[START OF DATA EXCERPT]

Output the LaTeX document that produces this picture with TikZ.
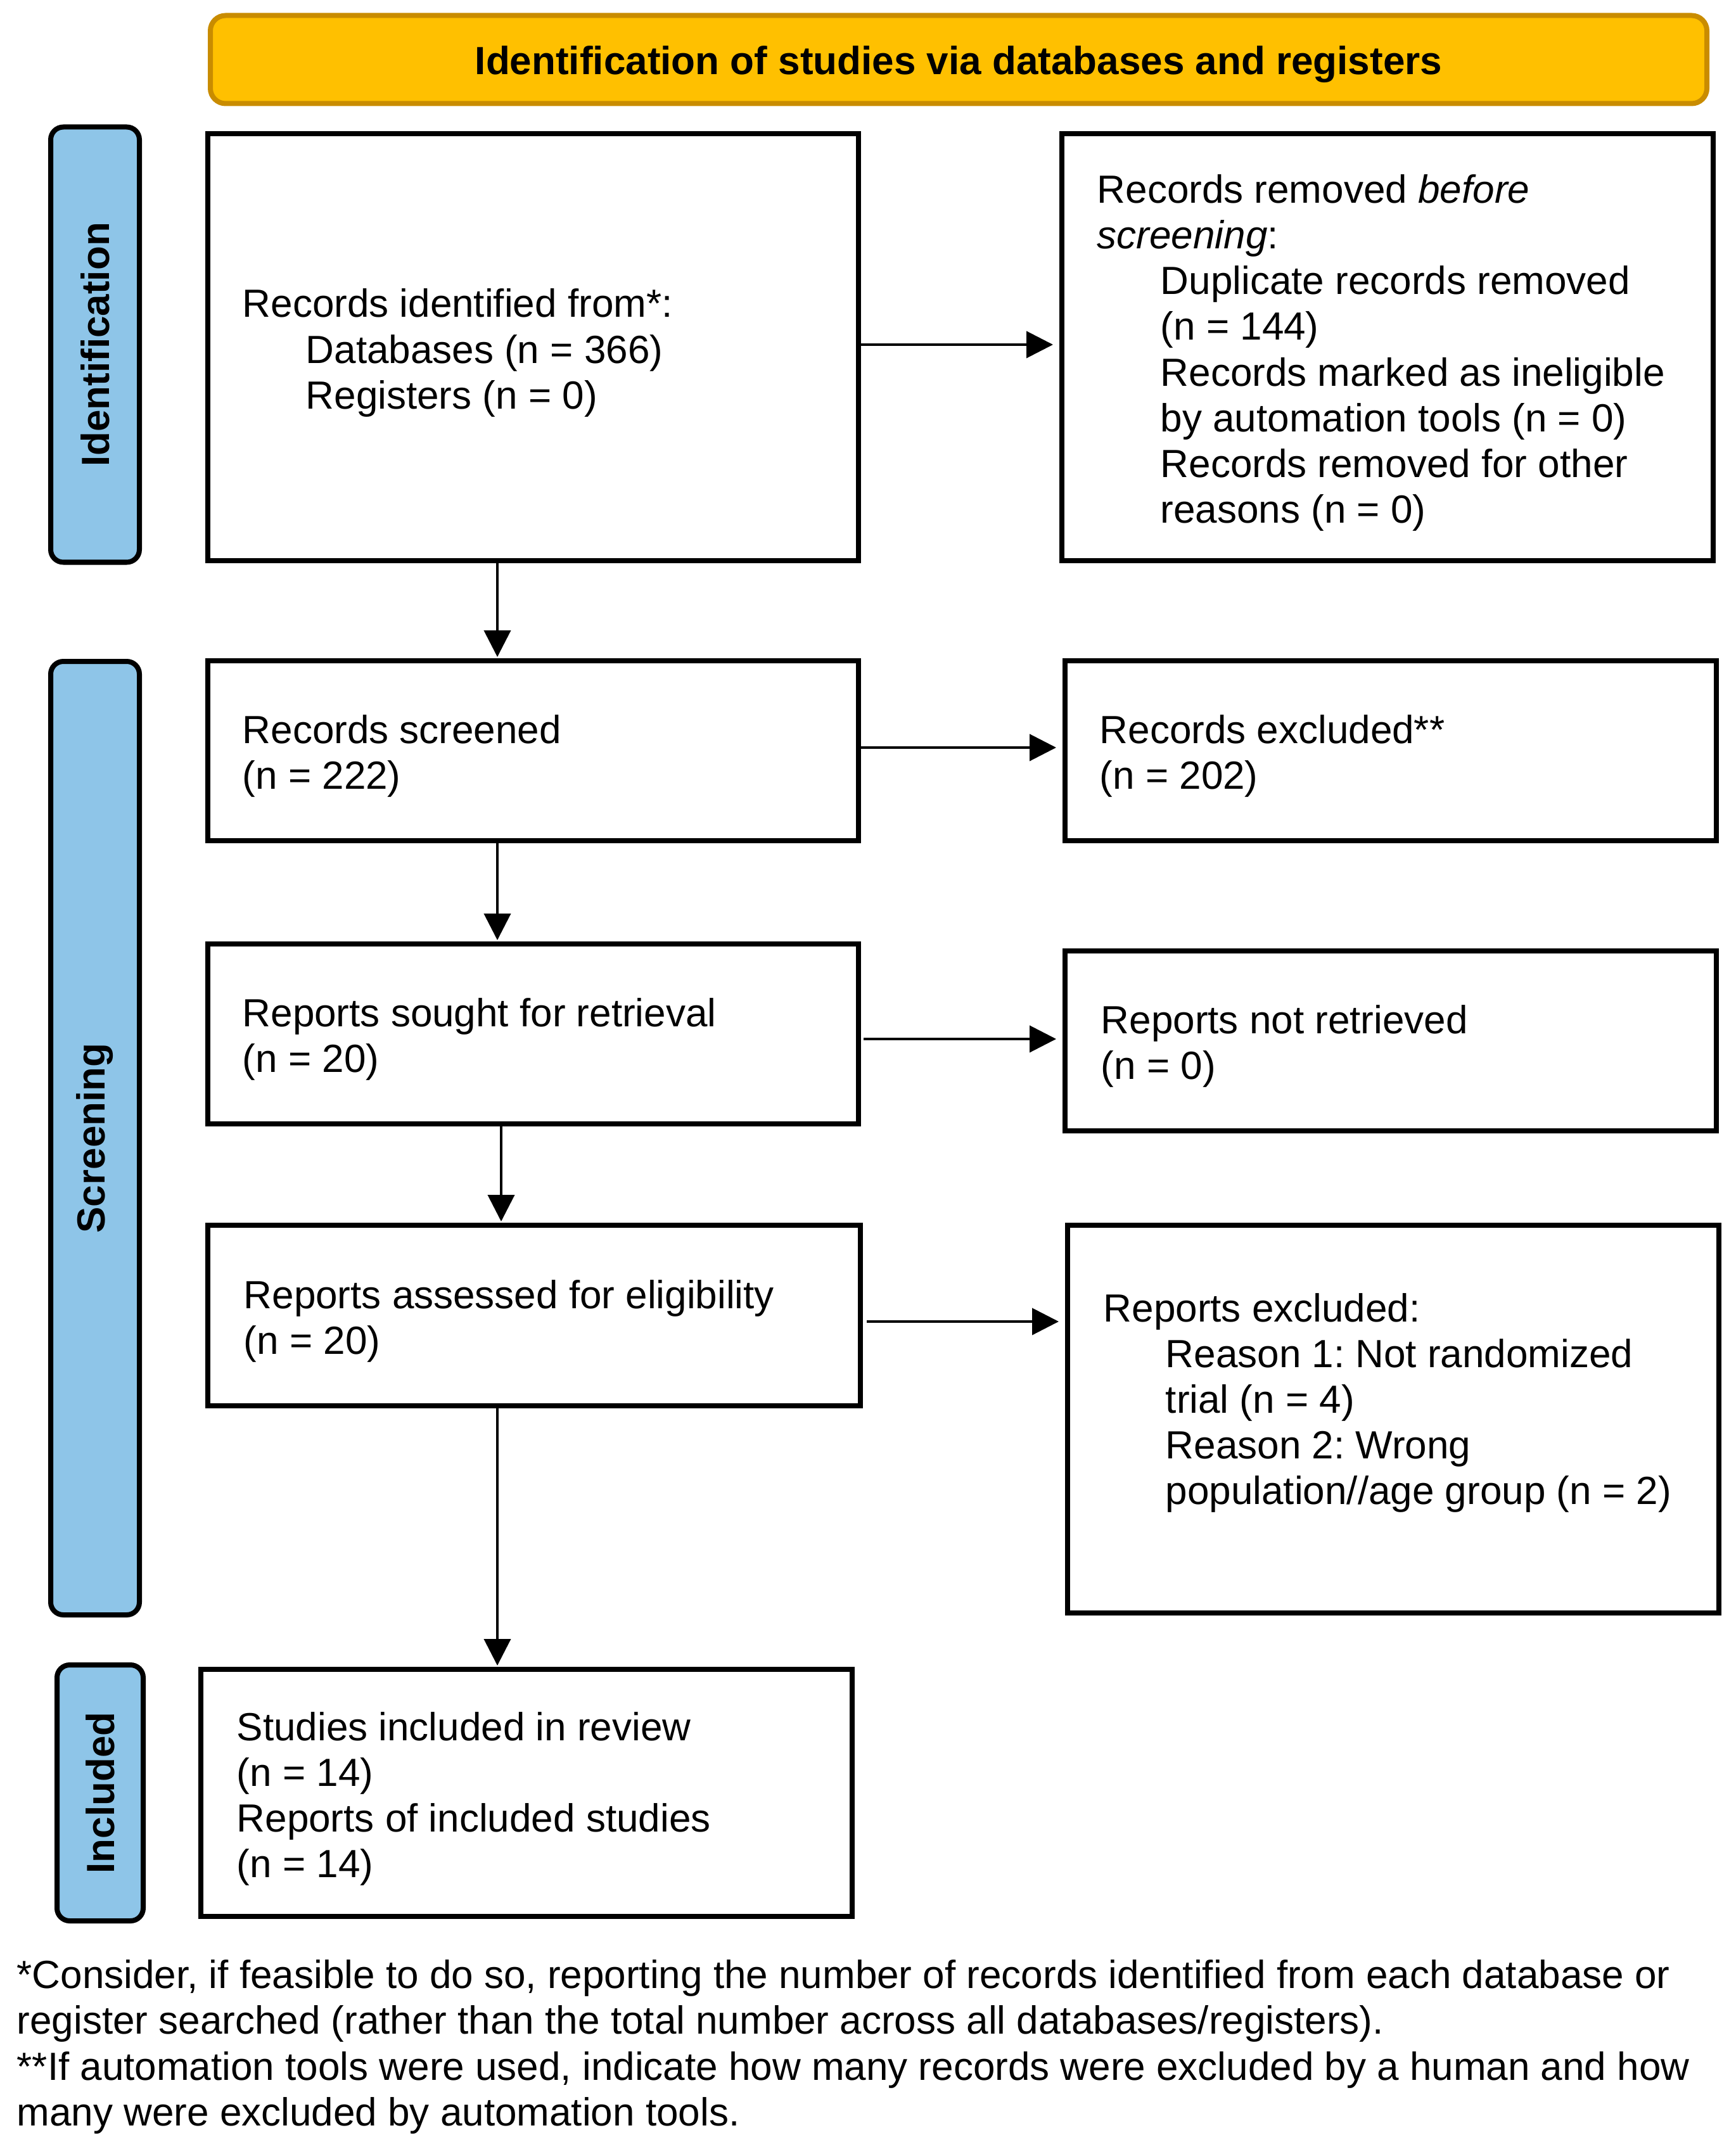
\documentclass[tikz,border=0pt]{standalone}
\usepackage{fontspec}
\setmainfont{Liberation Sans}
\frenchspacing
\usetikzlibrary{arrows.meta}
\definecolor{titlefill}{RGB}{255,192,0}
\definecolor{titledraw}{RGB}{201,140,0}
\definecolor{sidefill}{RGB}{142,197,232}
\begin{document}
\frenchspacing
\begin{tikzpicture}[x=0.25pt, y=-0.25pt,
  box/.style={draw, line width=2pt, rectangle, inner sep=0pt},
  side/.style={draw, line width=2pt, fill=sidefill, rounded corners=5pt, inner sep=0pt,
    font=\fontsize{15.5pt}{18.05pt}\selectfont\bfseries},
  titlebox/.style={draw=titledraw, line width=2pt, fill=titlefill, rounded corners=6pt, inner sep=0pt},
  titletxt/.style={inner sep=0pt, font=\fontsize{15.5pt}{18.05pt}\selectfont\bfseries},
  txt/.style={anchor=west, align=left, inner sep=0pt, font=\fontsize{15.5pt}{18.05pt}\selectfont},
  arr/.style={-{Triangle[length=10.5pt,width=10.5pt]}, line width=1pt}]
\useasboundingbox (0,0) rectangle (2739,3400);

% title
\node[titlebox, minimum width=590.5pt, minimum height=34.75pt] (title) at (1513,94) {};
\node[titletxt] (ttitle) at (1513,102) {Identification of studies via databases and registers};

% side labels
\node[side, rotate=90, minimum width=171.75pt, minimum height=35pt] (sid) at (150,544) {Identification};
\node[side, rotate=90, minimum width=376.25pt, minimum height=35pt] (sscr) at (150,1796.5) {Screening};
\node[side, rotate=90, minimum width=101pt, minimum height=34pt] (sinc) at (158,2830) {Included};

% boxes
\node[box, minimum width=256.75pt, minimum height=168.5pt] (A) at (841.5,548) {};
\node[box, minimum width=257pt, minimum height=168.5pt] (B) at (2190,548) {};
\node[box, minimum width=256.75pt, minimum height=71pt] (C) at (841.5,1185) {};
\node[box, minimum width=257pt, minimum height=71pt] (D) at (2195,1185) {};
\node[box, minimum width=256.75pt, minimum height=71pt] (E) at (841.5,1632) {};
\node[box, minimum width=257pt, minimum height=71pt] (F) at (2195,1643) {};
\node[box, minimum width=257.5pt, minimum height=71.25pt] (G) at (843,2076.5) {};
\node[box, minimum width=257pt, minimum height=153pt] (H) at (2199,2240) {};
\node[box, minimum width=257pt, minimum height=97.5pt] (I) at (831,2830) {};

% texts
\node[txt] (tA) at (382,557) {Records identified from*:\\\hspace*{25pt}Databases (n = 366)\\\hspace*{25pt}Registers (n = 0)};
\node[txt] (tB) at (1731,557) {Records removed \textit{before}\\\textit{screening}:\\
\hspace*{25pt}Duplicate records removed\\\hspace*{25pt}(n = 144)\\
\hspace*{25pt}Records marked as ineligible\\\hspace*{25pt}by automation tools (n = 0)\\
\hspace*{25pt}Records removed for other\\\hspace*{25pt}reasons (n = 0)};
\node[txt] (tC) at (382,1193.5) {Records screened\\(n = 222)};
\node[txt] (tD) at (1735,1193.5) {Records excluded**\\(n = 202)};
\node[txt] (tE) at (382,1640.5) {Reports sought for retrieval\\(n = 20)};
\node[txt] (tF) at (1737,1651.5) {Reports not retrieved\\(n = 0)};
\node[txt] (tG) at (384,2085.5) {Reports assessed for eligibility\\(n = 20)};
\node[txt] (tH) at (1741,2214.5) {Reports excluded:\\\hspace*{24.5pt}Reason 1: Not randomized\\\hspace*{24.5pt}trial (n = 4)\\\hspace*{24.5pt}Reason 2: Wrong\\\hspace*{24.5pt}population//age group (n = 2)};
\node[txt] (tI) at (373,2839.5) {Studies included in review\\(n = 14)\\Reports of included studies\\(n = 14)};
\node[txt] (fn) at (26,3231) {*Consider, if feasible to do so, reporting the number of records identified from each database or\\register searched (rather than the total number across all databases/registers).\\**If automation tools were used, indicate how many records were excluded by a human and how\\many were excluded by automation tools.};

% arrows
\draw[arr, shorten >=0.5pt] (A.south -| 785,0) -- (C.north -| 785,0);
\draw[arr, shorten >=0.5pt] (C.south -| 785,0) -- (E.north -| 785,0);
\draw[arr, shorten >=0.5pt] (E.south -| 791,0) -- (G.north -| 791,0);
\draw[arr, shorten >=0.5pt] (G.south -| 785,0) -- (I.north -| 785,0);
\draw[arr, shorten >=2.5pt] (A.east |- 0,544) -- (B.west |- 0,544);
\draw[arr, shorten >=2.5pt] (C.east |- 0,1180) -- (D.west |- 0,1180);
\draw[arr, shorten >=2.5pt, shorten <=1pt] (E.east |- 0,1640) -- (F.west |- 0,1640);
\draw[arr, shorten >=2.5pt, shorten <=1.5pt] (G.east |- 0,2086) -- (H.west |- 0,2086);
\end{tikzpicture}
\end{document}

[END OF DATA EXCERPT]

*WHAT YOU ARE ASKED TO DO*. Exactly reproduce the run of lines from the start of the listing through the line with "(ttitle) at (1513,102)", inclusive; pictures are not copied.

*RESULT*.
Output the LaTeX document that produces this picture with TikZ.
\documentclass[tikz,border=0pt]{standalone}
\usepackage{fontspec}
\setmainfont{Liberation Sans}
\frenchspacing
\usetikzlibrary{arrows.meta}
\definecolor{titlefill}{RGB}{255,192,0}
\definecolor{titledraw}{RGB}{201,140,0}
\definecolor{sidefill}{RGB}{142,197,232}
\begin{document}
\frenchspacing
\begin{tikzpicture}[x=0.25pt, y=-0.25pt,
  box/.style={draw, line width=2pt, rectangle, inner sep=0pt},
  side/.style={draw, line width=2pt, fill=sidefill, rounded corners=5pt, inner sep=0pt,
    font=\fontsize{15.5pt}{18.05pt}\selectfont\bfseries},
  titlebox/.style={draw=titledraw, line width=2pt, fill=titlefill, rounded corners=6pt, inner sep=0pt},
  titletxt/.style={inner sep=0pt, font=\fontsize{15.5pt}{18.05pt}\selectfont\bfseries},
  txt/.style={anchor=west, align=left, inner sep=0pt, font=\fontsize{15.5pt}{18.05pt}\selectfont},
  arr/.style={-{Triangle[length=10.5pt,width=10.5pt]}, line width=1pt}]
\useasboundingbox (0,0) rectangle (2739,3400);

% title
\node[titlebox, minimum width=590.5pt, minimum height=34.75pt] (title) at (1513,94) {};
\node[titletxt] (ttitle) at (1513,102) {Identification of studies via databases and registers};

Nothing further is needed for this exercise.